Last week, the United States Supreme Court issued their first post-Bruen Second Amendment ruling.
The ruling was 8-1, authored for the majority by Chief Justice John Roberts with Justice Clarence Thomas dissenting.
In this dissenting opinion, Thomas wrote:
“The question is whether the Government can strip the Second Amendment right of anyone subject to a protective order—even if he has never been accused or convicted of a crime. It cannot. The Court and Government do not point to a single historical law revoking a citizen’s Second Amendment right based on possible interpersonal violence.”

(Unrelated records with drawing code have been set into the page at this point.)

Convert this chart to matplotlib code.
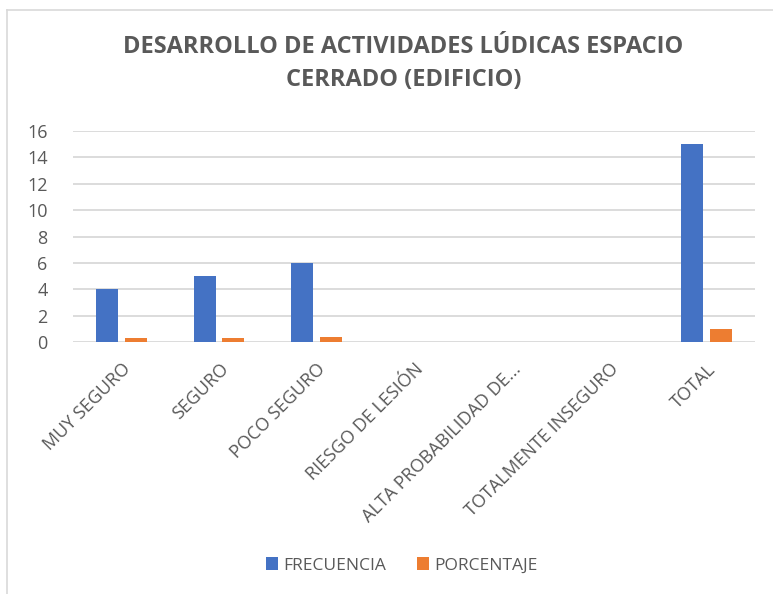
import numpy as np
import matplotlib.pyplot as plt
from matplotlib.lines import Line2D

categorias = ['MUY SEGURO', 'SEGURO', 'POCO SEGURO', 'RIESGO DE LESIÓN',
              'ALTA PROBABILIDAD DE...', 'TOTALMENTE INSEGURO', 'TOTAL']
frecuencia = [4, 5, 6, 0, 0, 0, 15]
porcentaje = [0.27, 0.33, 0.4, 0, 0, 0, 1]

gris = '#595959'
plt.rcParams['font.family'] = ['Open Sans', 'DejaVu Sans']

fig = plt.figure(figsize=(7.73, 5.94), dpi=100)
ax = fig.add_axes([0.0944, 0.4242, 0.8826, 0.3553])

x = np.arange(len(categorias))
w = 0.226
ax.bar(x - 0.146, frecuencia, w, color='#4472c4', label='FRECUENCIA', zorder=3)
ax.bar(x + 0.146, porcentaje, w, color='#ed7d31', label='PORCENTAJE', zorder=3)

ax.set_xlim(-0.5, len(categorias) - 0.5)
ax.set_ylim(0, 16)
ax.set_yticks(range(0, 17, 2))
ax.yaxis.grid(True, color='#d9d9d9', linewidth=1.3, zorder=0)
for s in ax.spines.values():
    s.set_visible(False)
ax.tick_params(axis='both', length=0, colors=gris, labelsize=13)
ax.set_xticks(x)
ax.set_xticklabels(categorias, rotation=45, ha='right', rotation_mode='anchor')
for lab in ax.get_yticklabels():
    lab.set_x(-0.03)
ax.tick_params(axis='x', pad=13)

fig.text(0.522, 0.893, 'DESARROLLO DE ACTIVIDADES LÚDICAS ESPACIO\nCERRADO (EDIFICIO)',
         ha='center', va='center', fontsize=17, fontweight='bold', color=gris,
         linespacing=1.5)

leg = fig.legend(loc='center', bbox_to_anchor=(0.52, 0.048), ncol=2, frameon=False,
                 fontsize=12.5, handlelength=0.7, handleheight=0.7, columnspacing=1.8,
                 handletextpad=0.3)
for t in leg.get_texts():
    t.set_color(gris)

# marco del gráfico
fig.add_artist(Line2D([7 / 773, 1], [1 - 10 / 594, 1 - 10 / 594], color='#d9d9d9', lw=1.2))
fig.add_artist(Line2D([7 / 773, 7 / 773], [0, 1 - 10 / 594], color='#d9d9d9', lw=1.2))

fig.savefig('out.png', dpi=100)
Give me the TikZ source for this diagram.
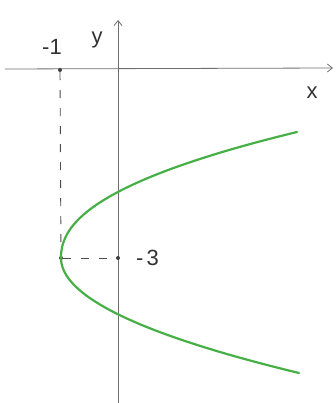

The National Association for Gun Rights filed an amicus brief asking the Court to use this opportunity to clarify elements of the Bruen precedent that have been consistently misapplied by the lower courts – specifically, the “plain text” step that the 7th Circuit twisted to say that AR-15s are not “arms” under the Second Amendment.
Dudley Brown, President of the National Association for Gun Rights said this of the ruling:
“In our amicus brief, we asked the Supreme Court to smack down the misuse of Bruen that we’ve seen in our gun ban challenges. The Supreme Court chose not to in this particular ruling, but they have an even better opportunity to do just that in our petition for cert over the Illinois gun ban. It’s our hope and prayer that they will take our case and address the egregious 7th Circuit ruling that trampled both the Second Amendment and Bruen.”
The Rahimi ruling is a narrow holding upholding the federal law in question, but it breaks no new Second Amendment ground, and it establishes no explicit new loopholes for anti-gun lawyers or judges to use (at least not without misapplying the ruling’s intent).